_Given instruction_. From the entries below, list each line with "this".

Entries with chart source code
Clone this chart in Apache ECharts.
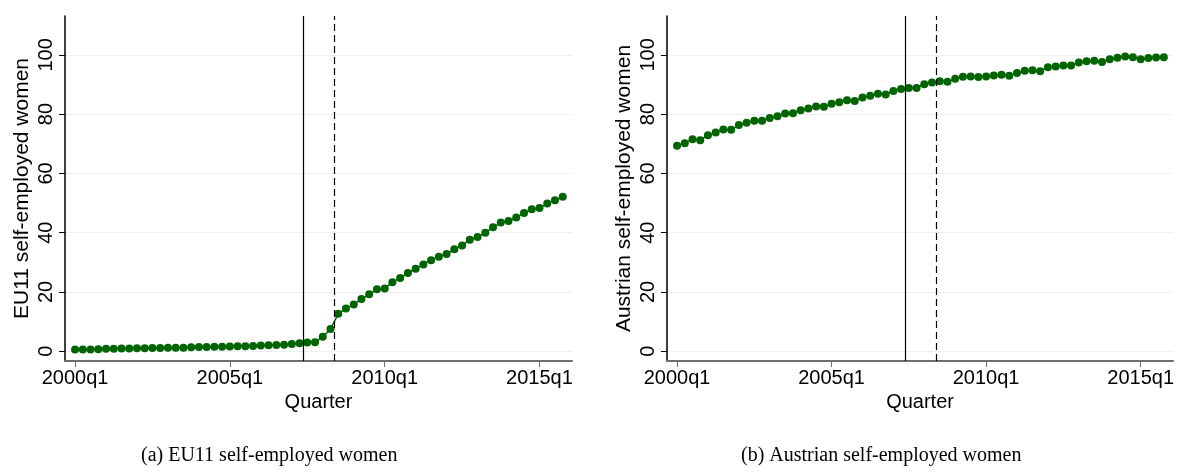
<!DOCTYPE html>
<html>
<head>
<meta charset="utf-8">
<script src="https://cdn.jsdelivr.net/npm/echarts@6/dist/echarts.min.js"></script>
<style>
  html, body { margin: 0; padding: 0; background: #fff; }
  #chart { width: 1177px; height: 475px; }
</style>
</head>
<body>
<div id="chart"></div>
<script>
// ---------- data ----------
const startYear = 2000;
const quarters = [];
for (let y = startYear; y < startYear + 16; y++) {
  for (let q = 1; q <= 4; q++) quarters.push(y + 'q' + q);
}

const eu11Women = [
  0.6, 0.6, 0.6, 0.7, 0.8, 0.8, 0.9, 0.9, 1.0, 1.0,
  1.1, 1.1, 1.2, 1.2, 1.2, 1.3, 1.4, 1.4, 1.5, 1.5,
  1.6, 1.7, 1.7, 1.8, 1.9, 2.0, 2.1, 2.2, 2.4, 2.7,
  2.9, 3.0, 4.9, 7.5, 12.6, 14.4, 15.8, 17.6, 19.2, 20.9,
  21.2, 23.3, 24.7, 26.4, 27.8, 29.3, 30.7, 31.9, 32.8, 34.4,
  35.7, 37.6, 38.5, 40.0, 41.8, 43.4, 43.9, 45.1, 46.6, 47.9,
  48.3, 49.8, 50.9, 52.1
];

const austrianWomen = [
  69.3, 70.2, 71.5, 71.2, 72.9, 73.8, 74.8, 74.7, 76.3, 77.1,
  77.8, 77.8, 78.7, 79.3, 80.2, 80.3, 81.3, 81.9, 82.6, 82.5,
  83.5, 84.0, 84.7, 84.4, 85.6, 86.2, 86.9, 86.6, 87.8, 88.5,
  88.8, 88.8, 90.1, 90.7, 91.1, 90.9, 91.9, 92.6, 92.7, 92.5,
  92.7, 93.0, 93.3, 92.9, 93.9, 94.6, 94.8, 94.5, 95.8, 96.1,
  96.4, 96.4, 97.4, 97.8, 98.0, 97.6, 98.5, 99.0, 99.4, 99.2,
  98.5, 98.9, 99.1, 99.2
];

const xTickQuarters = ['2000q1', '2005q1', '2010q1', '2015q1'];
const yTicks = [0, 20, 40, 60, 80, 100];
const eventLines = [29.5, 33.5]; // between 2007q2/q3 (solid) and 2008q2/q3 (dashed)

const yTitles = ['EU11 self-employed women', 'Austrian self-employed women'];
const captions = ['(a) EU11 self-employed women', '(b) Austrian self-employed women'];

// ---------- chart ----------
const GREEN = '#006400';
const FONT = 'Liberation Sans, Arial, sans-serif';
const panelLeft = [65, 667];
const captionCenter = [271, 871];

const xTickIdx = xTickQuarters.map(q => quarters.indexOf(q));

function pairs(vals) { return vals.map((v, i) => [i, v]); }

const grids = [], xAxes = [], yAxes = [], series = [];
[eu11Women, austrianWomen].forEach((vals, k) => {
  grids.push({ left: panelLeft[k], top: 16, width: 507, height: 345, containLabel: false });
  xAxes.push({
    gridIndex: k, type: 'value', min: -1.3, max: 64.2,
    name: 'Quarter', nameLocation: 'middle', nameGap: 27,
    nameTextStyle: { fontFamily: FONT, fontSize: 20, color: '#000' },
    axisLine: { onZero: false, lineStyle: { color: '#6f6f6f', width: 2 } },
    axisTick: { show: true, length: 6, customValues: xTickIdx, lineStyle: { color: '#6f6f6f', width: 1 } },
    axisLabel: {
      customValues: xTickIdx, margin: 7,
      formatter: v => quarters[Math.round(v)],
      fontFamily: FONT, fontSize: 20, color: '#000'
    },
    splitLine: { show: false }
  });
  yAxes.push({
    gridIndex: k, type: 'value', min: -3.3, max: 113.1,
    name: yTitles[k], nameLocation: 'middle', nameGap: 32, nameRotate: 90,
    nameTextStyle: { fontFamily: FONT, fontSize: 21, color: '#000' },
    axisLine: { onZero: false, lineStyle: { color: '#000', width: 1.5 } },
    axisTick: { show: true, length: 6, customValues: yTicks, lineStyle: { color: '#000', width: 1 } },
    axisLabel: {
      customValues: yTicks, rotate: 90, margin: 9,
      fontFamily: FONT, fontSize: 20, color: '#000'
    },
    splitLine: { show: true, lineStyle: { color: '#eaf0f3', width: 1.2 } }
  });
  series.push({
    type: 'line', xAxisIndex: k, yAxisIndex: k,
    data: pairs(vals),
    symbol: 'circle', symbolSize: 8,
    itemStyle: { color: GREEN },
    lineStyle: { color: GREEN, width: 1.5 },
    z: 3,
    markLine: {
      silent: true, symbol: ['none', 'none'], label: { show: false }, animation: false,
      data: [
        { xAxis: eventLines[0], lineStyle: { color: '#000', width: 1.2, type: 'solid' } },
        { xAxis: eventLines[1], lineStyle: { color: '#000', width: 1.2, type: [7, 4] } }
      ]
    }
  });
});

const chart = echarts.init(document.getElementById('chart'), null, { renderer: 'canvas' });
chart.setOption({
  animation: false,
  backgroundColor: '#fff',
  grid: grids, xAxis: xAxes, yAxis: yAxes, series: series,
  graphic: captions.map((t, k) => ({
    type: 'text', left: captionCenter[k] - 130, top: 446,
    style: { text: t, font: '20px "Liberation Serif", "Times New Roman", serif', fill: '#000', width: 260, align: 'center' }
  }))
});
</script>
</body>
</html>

...

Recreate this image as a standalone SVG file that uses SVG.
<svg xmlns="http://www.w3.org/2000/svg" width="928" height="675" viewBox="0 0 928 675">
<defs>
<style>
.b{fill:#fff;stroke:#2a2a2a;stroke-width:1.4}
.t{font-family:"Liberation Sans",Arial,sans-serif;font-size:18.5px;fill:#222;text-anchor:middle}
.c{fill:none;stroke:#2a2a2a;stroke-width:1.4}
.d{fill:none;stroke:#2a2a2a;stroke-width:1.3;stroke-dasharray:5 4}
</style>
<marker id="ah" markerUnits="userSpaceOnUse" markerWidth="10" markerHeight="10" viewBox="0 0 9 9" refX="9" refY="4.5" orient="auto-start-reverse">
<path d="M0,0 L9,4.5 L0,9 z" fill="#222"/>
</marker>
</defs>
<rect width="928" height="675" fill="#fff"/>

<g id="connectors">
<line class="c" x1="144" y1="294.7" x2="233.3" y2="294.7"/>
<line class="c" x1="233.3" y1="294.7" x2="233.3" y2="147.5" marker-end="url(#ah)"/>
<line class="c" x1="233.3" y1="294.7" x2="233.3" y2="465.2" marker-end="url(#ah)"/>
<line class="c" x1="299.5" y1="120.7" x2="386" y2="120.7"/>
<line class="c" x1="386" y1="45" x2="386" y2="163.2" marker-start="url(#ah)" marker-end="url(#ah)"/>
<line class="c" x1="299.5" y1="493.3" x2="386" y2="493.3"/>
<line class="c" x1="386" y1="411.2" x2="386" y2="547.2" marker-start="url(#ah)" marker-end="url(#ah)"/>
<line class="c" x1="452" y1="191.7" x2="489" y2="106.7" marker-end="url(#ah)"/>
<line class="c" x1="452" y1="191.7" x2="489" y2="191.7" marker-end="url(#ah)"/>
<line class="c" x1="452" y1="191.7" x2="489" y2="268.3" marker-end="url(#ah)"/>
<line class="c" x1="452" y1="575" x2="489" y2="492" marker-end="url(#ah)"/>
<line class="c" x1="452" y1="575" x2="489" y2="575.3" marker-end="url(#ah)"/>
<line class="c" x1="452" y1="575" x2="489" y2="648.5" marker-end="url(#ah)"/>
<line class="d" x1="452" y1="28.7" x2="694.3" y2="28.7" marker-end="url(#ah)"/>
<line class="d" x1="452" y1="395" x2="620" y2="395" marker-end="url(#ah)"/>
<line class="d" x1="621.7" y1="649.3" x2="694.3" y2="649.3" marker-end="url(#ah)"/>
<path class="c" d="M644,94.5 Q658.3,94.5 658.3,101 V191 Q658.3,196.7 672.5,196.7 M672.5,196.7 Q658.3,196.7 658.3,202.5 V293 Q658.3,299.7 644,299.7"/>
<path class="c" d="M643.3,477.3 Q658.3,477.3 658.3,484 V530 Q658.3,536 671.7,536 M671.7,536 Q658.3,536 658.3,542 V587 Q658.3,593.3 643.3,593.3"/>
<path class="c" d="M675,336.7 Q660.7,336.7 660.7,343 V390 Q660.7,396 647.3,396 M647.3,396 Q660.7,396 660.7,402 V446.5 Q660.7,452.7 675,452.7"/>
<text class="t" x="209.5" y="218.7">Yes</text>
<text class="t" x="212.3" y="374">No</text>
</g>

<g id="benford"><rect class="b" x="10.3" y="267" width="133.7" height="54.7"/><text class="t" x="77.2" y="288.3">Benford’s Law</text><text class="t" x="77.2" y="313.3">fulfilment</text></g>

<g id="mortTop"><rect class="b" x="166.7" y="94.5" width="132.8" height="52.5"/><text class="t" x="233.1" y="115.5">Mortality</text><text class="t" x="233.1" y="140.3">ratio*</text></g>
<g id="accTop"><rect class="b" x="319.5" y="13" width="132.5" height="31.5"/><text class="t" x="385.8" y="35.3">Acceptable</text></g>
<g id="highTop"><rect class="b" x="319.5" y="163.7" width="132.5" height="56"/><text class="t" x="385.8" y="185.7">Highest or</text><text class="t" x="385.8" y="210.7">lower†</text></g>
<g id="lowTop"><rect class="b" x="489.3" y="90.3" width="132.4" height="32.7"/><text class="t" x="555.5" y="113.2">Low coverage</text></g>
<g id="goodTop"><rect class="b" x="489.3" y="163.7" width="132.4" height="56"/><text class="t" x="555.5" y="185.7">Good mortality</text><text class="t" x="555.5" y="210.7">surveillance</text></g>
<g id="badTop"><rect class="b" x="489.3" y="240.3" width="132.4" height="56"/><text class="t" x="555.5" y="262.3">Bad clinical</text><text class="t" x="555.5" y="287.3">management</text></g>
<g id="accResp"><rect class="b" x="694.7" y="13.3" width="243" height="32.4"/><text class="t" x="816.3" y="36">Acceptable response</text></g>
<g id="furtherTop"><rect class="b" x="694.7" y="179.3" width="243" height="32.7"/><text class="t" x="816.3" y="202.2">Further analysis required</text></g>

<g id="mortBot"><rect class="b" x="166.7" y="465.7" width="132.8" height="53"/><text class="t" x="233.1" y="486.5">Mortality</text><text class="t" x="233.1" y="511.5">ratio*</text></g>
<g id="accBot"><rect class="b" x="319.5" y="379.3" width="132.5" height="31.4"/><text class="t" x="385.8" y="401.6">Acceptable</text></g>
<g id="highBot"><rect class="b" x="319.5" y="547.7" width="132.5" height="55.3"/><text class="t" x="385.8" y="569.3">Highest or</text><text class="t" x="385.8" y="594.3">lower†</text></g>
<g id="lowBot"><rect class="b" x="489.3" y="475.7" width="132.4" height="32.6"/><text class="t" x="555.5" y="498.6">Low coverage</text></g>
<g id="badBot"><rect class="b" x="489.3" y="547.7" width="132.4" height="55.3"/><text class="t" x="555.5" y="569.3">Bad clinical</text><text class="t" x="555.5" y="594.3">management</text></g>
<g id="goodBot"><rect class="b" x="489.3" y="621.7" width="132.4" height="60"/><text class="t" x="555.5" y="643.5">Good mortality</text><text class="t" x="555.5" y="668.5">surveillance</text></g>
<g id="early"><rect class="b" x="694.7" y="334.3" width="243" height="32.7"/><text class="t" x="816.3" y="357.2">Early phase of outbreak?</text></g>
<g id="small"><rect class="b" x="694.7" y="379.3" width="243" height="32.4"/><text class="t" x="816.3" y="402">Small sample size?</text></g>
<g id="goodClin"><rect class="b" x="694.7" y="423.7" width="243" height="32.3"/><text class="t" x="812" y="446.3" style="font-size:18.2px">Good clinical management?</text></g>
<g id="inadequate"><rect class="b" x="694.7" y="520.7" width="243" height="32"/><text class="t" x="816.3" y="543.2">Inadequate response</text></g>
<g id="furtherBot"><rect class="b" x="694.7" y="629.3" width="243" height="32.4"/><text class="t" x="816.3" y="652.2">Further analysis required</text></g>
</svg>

_Answer_.
Clone this chart in Apache ECharts.
Recreate this image as a standalone SVG file that uses SVG.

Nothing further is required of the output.